Return every record below exactly as written, but leave out the pictures.
— start Supplied material —
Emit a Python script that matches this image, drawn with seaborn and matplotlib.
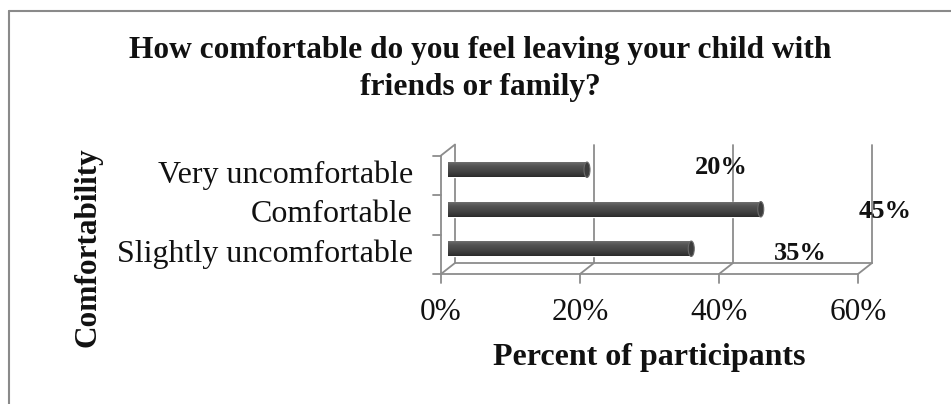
import matplotlib
matplotlib.use("Agg")
import numpy as np
import pandas as pd
import seaborn as sns
import matplotlib.pyplot as plt
from matplotlib.lines import Line2D
from matplotlib.patches import Ellipse
from matplotlib.colors import LinearSegmentedColormap

# ---- data ----
categories = ["Very uncomfortable", "Comfortable", "Slightly uncomfortable"]
percent = [20, 45, 35]
x_ticks = [0, 20, 40, 60]
title_text = "How comfortable do you feel leaving your child with\nfriends or family?"
x_title = "Percent of participants"
y_title = "Comfortability"

# value-label nudges (pixels) relative to each bar end
label_nudge = [(134, 2), (124, -2), (109, -5)]

sns.set_theme(style="white")
plt.rcParams["font.family"] = ["Liberation Serif", "DejaVu Serif"]

W, H, DPI = 951, 404, 100
fig = plt.figure(figsize=(W / DPI, H / DPI), dpi=DPI)
fig.patch.set_facecolor("white")


def fx(px):
    return px / W


def fy(py):
    return 1 - py / H


# plot area at mid-depth of the pseudo-3D box
L, R, T, B = 448, 865, 150, 268.5
ax = fig.add_axes([fx(L), fy(B), (R - L) / W, (B - T) / H])

df = pd.DataFrame({"Comfortability": categories, "Percent": percent})
sns.barplot(data=df, x="Percent", y="Comfortability", orient="h",
            color="#4a4a4a", saturation=1, width=0.39, ax=ax, zorder=3)

ax.set_xlim(0, 60)
ax.set_ylim(2.5, -0.5)
for s in ax.spines.values():
    s.set_visible(False)
ax.set_xlabel("")
ax.set_ylabel("")
ax.set_xticks([])
ax.set_yticks([])
ax.patch.set_alpha(0)

# pixel size of one data unit
p0 = ax.transData.transform((0, 0))
p1 = ax.transData.transform((1, 1))
pxx = p1[0] - p0[0]
pxy = p0[1] - p1[1]  # positive because y is inverted

DX, DY = 7.0, 5.5  # half depth of the box in pixels


def depth(x, y, s):
    """Shift a data point toward the back (s=+1) or front (s=-1)."""
    return x + s * DX / pxx, y - s * DY / pxy


grid_col = "#8c8c8c"
lw = 1.3


def seg(p, q, **kw):
    ax.add_line(Line2D([p[0], q[0]], [p[1], q[1]], color=grid_col, lw=lw,
                       clip_on=False, zorder=1, **kw))


ymin, ymax = -0.5, 2.5
# back wall gridlines and back floor edge
for t in x_ticks:
    seg(depth(t, ymin, 1), depth(t, ymax, 1))
seg(depth(0, ymax, 1), depth(60, ymax, 1))
# floor diagonals
for t in x_ticks:
    seg(depth(t, ymax, 1), depth(t, ymax, -1))
# front floor edge and front-left axis
seg(depth(0, ymax, -1), depth(60, ymax, -1))
seg(depth(0, ymin, -1), depth(0, ymax, -1))
seg(depth(0, ymin, -1), depth(0, ymin, 1))

# tick marks on the front axes
for b in [-0.5, 0.5, 1.5, 2.5]:
    fx0, fy0 = depth(0, b, -1)
    seg((fx0, fy0), (fx0 - 8 / pxx, fy0))
for t in x_ticks:
    fx0, fy0 = depth(t, ymax, -1)
    seg((fx0, fy0), (fx0, fy0 + 9 / pxy))

# cylinder shading on the bars
cyl = LinearSegmentedColormap.from_list(
    "cyl", ["#7a7a7a", "#606060", "#525252", "#4a4a4a", "#424242", "#383838", "#2a2a2a"])
grad = np.linspace(0, 1, 64).reshape(-1, 1)
for patch, v in zip(list(ax.patches), percent):
    x0, y0, w, h = patch.get_x(), patch.get_y(), patch.get_width(), patch.get_height()
    im = ax.imshow(grad, cmap=cyl, aspect="auto", interpolation="bicubic",
                   extent=[x0, x0 + w, y0 + h, y0], zorder=4)
    im.set_clip_path(patch)
    yc = y0 + h / 2
    ax.add_patch(Ellipse((x0 + w, yc), width=6 / pxx, height=h,
                         facecolor="#3c3c3c", edgecolor="#6a6a6a", lw=0.8, zorder=5))

ax.set_xlim(0, 60)
ax.set_ylim(2.5, -0.5)

# value labels
for i, (v, (dx, dy)) in enumerate(zip(percent, label_nudge)):
    ax.annotate(f"{v}%", xy=(v, i), xytext=(dx, dy), textcoords="offset pixels",
                ha="center", va="center", fontsize=19, fontweight="bold",
                color="#111111", annotation_clip=False, zorder=6)

# category labels on the front axis
for i, c in enumerate(categories):
    px_, py_ = depth(0, i, -1)
    ax.annotate(c, xy=(px_, py_), xytext=(-28, 0), textcoords="offset pixels",
                ha="right", va="center", fontsize=23, color="#111111",
                annotation_clip=False)

# percent tick labels on the front floor
for t in x_ticks:
    px_, py_ = depth(t, ymax, -1)
    ax.annotate(f"{t}%", xy=(px_, py_), xytext=(0, -38), textcoords="offset pixels",
                ha="center", va="center", fontsize=22.5, color="#111111",
                annotation_clip=False)

# titles
fig.text(fx(480), fy(69), title_text, ha="center", va="center", fontsize=22.6,
         fontweight="bold", linespacing=1.4, color="#111111")
fig.text(fx(649), fy(358), x_title, ha="center", va="center", fontsize=23,
         fontweight="bold", color="#111111")
fig.text(fx(88), fy(247), y_title, ha="center", va="center", fontsize=22.5,
         fontweight="bold", rotation=90, color="#111111")

# chart-area border (top and left edges)
fig.add_artist(Line2D([fx(9), 1], [fy(11), fy(11)], transform=fig.transFigure,
                      color="#8a8a8a", lw=1.5))
fig.add_artist(Line2D([fx(9), fx(9)], [fy(11), 0], transform=fig.transFigure,
                      color="#8a8a8a", lw=1.5))

fig.savefig("out.png", dpi=DPI, facecolor="white")
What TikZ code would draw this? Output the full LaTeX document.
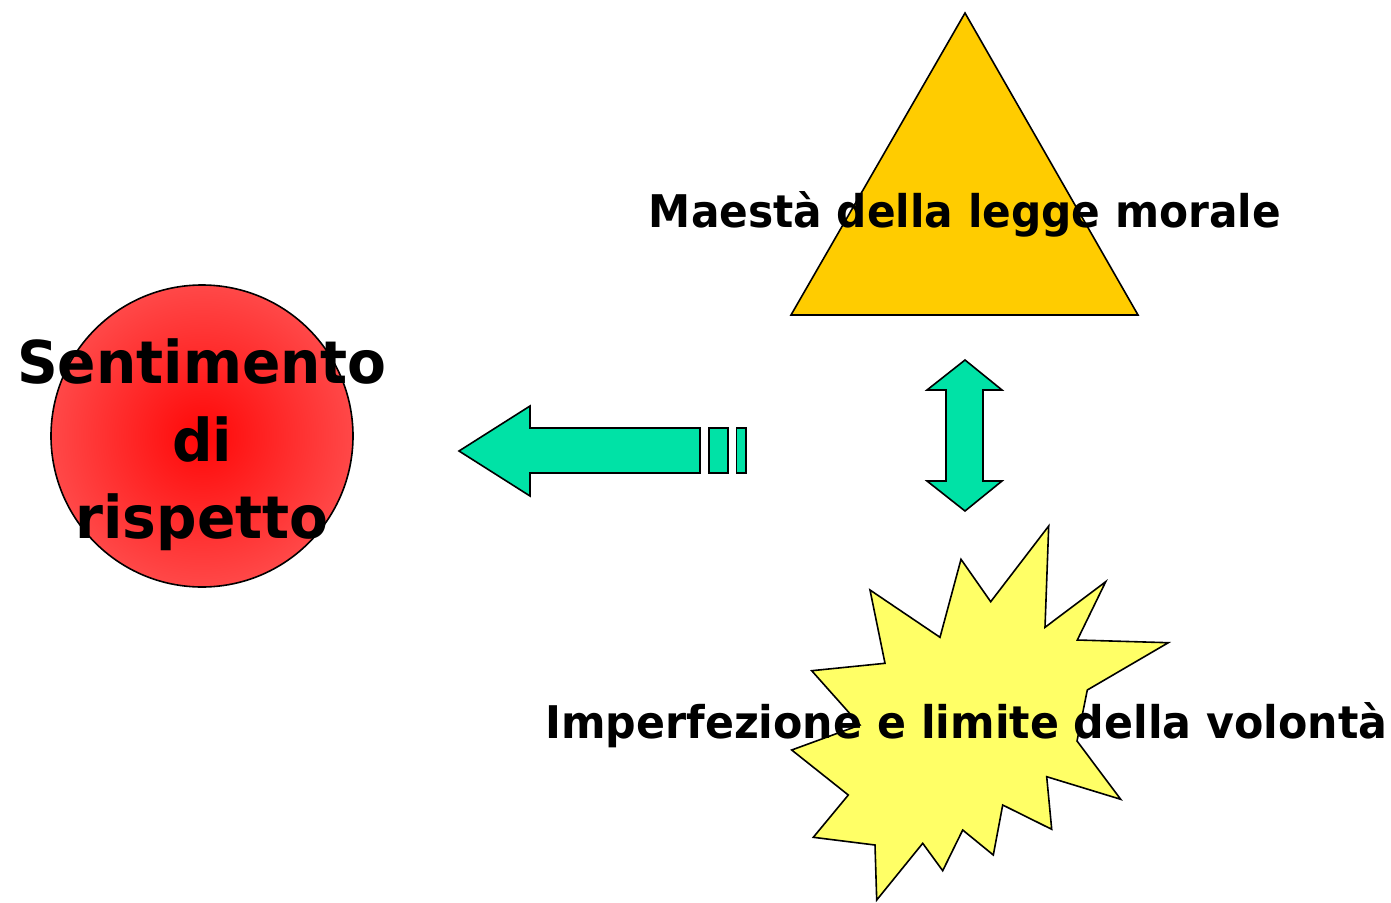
— end Supplied material —
Expected output:
Emit a Python script that matches this image, drawn with seaborn and matplotlib.
import matplotlib
matplotlib.use("Agg")
import numpy as np
import pandas as pd
import seaborn as sns
import matplotlib.pyplot as plt
from matplotlib.lines import Line2D
from matplotlib.patches import Ellipse
from matplotlib.colors import LinearSegmentedColormap

# ---- data ----
categories = ["Very uncomfortable", "Comfortable", "Slightly uncomfortable"]
percent = [20, 45, 35]
x_ticks = [0, 20, 40, 60]
title_text = "How comfortable do you feel leaving your child with\nfriends or family?"
x_title = "Percent of participants"
y_title = "Comfortability"

# value-label nudges (pixels) relative to each bar end
label_nudge = [(134, 2), (124, -2), (109, -5)]

sns.set_theme(style="white")
plt.rcParams["font.family"] = ["Liberation Serif", "DejaVu Serif"]

W, H, DPI = 951, 404, 100
fig = plt.figure(figsize=(W / DPI, H / DPI), dpi=DPI)
fig.patch.set_facecolor("white")


def fx(px):
    return px / W


def fy(py):
    return 1 - py / H


# plot area at mid-depth of the pseudo-3D box
L, R, T, B = 448, 865, 150, 268.5
ax = fig.add_axes([fx(L), fy(B), (R - L) / W, (B - T) / H])

df = pd.DataFrame({"Comfortability": categories, "Percent": percent})
sns.barplot(data=df, x="Percent", y="Comfortability", orient="h",
            color="#4a4a4a", saturation=1, width=0.39, ax=ax, zorder=3)

ax.set_xlim(0, 60)
ax.set_ylim(2.5, -0.5)
for s in ax.spines.values():
    s.set_visible(False)
ax.set_xlabel("")
ax.set_ylabel("")
ax.set_xticks([])
ax.set_yticks([])
ax.patch.set_alpha(0)

# pixel size of one data unit
p0 = ax.transData.transform((0, 0))
p1 = ax.transData.transform((1, 1))
pxx = p1[0] - p0[0]
pxy = p0[1] - p1[1]  # positive because y is inverted

DX, DY = 7.0, 5.5  # half depth of the box in pixels


def depth(x, y, s):
    """Shift a data point toward the back (s=+1) or front (s=-1)."""
    return x + s * DX / pxx, y - s * DY / pxy


grid_col = "#8c8c8c"
lw = 1.3


def seg(p, q, **kw):
    ax.add_line(Line2D([p[0], q[0]], [p[1], q[1]], color=grid_col, lw=lw,
                       clip_on=False, zorder=1, **kw))


ymin, ymax = -0.5, 2.5
# back wall gridlines and back floor edge
for t in x_ticks:
    seg(depth(t, ymin, 1), depth(t, ymax, 1))
seg(depth(0, ymax, 1), depth(60, ymax, 1))
# floor diagonals
for t in x_ticks:
    seg(depth(t, ymax, 1), depth(t, ymax, -1))
# front floor edge and front-left axis
seg(depth(0, ymax, -1), depth(60, ymax, -1))
seg(depth(0, ymin, -1), depth(0, ymax, -1))
seg(depth(0, ymin, -1), depth(0, ymin, 1))

# tick marks on the front axes
for b in [-0.5, 0.5, 1.5, 2.5]:
    fx0, fy0 = depth(0, b, -1)
    seg((fx0, fy0), (fx0 - 8 / pxx, fy0))
for t in x_ticks:
    fx0, fy0 = depth(t, ymax, -1)
    seg((fx0, fy0), (fx0, fy0 + 9 / pxy))

# cylinder shading on the bars
cyl = LinearSegmentedColormap.from_list(
    "cyl", ["#7a7a7a", "#606060", "#525252", "#4a4a4a", "#424242", "#383838", "#2a2a2a"])
grad = np.linspace(0, 1, 64).reshape(-1, 1)
for patch, v in zip(list(ax.patches), percent):
    x0, y0, w, h = patch.get_x(), patch.get_y(), patch.get_width(), patch.get_height()
    im = ax.imshow(grad, cmap=cyl, aspect="auto", interpolation="bicubic",
                   extent=[x0, x0 + w, y0 + h, y0], zorder=4)
    im.set_clip_path(patch)
    yc = y0 + h / 2
    ax.add_patch(Ellipse((x0 + w, yc), width=6 / pxx, height=h,
                         facecolor="#3c3c3c", edgecolor="#6a6a6a", lw=0.8, zorder=5))

ax.set_xlim(0, 60)
ax.set_ylim(2.5, -0.5)

# value labels
for i, (v, (dx, dy)) in enumerate(zip(percent, label_nudge)):
    ax.annotate(f"{v}%", xy=(v, i), xytext=(dx, dy), textcoords="offset pixels",
                ha="center", va="center", fontsize=19, fontweight="bold",
                color="#111111", annotation_clip=False, zorder=6)

# category labels on the front axis
for i, c in enumerate(categories):
    px_, py_ = depth(0, i, -1)
    ax.annotate(c, xy=(px_, py_), xytext=(-28, 0), textcoords="offset pixels",
                ha="right", va="center", fontsize=23, color="#111111",
                annotation_clip=False)

# percent tick labels on the front floor
for t in x_ticks:
    px_, py_ = depth(t, ymax, -1)
    ax.annotate(f"{t}%", xy=(px_, py_), xytext=(0, -38), textcoords="offset pixels",
                ha="center", va="center", fontsize=22.5, color="#111111",
                annotation_clip=False)

# titles
fig.text(fx(480), fy(69), title_text, ha="center", va="center", fontsize=22.6,
         fontweight="bold", linespacing=1.4, color="#111111")
fig.text(fx(649), fy(358), x_title, ha="center", va="center", fontsize=23,
         fontweight="bold", color="#111111")
fig.text(fx(88), fy(247), y_title, ha="center", va="center", fontsize=22.5,
         fontweight="bold", rotation=90, color="#111111")

# chart-area border (top and left edges)
fig.add_artist(Line2D([fx(9), 1], [fy(11), fy(11)], transform=fig.transFigure,
                      color="#8a8a8a", lw=1.5))
fig.add_artist(Line2D([fx(9), fx(9)], [fy(11), 0], transform=fig.transFigure,
                      color="#8a8a8a", lw=1.5))

fig.savefig("out.png", dpi=DPI, facecolor="white")
What TikZ code would draw this? Output the full LaTeX document.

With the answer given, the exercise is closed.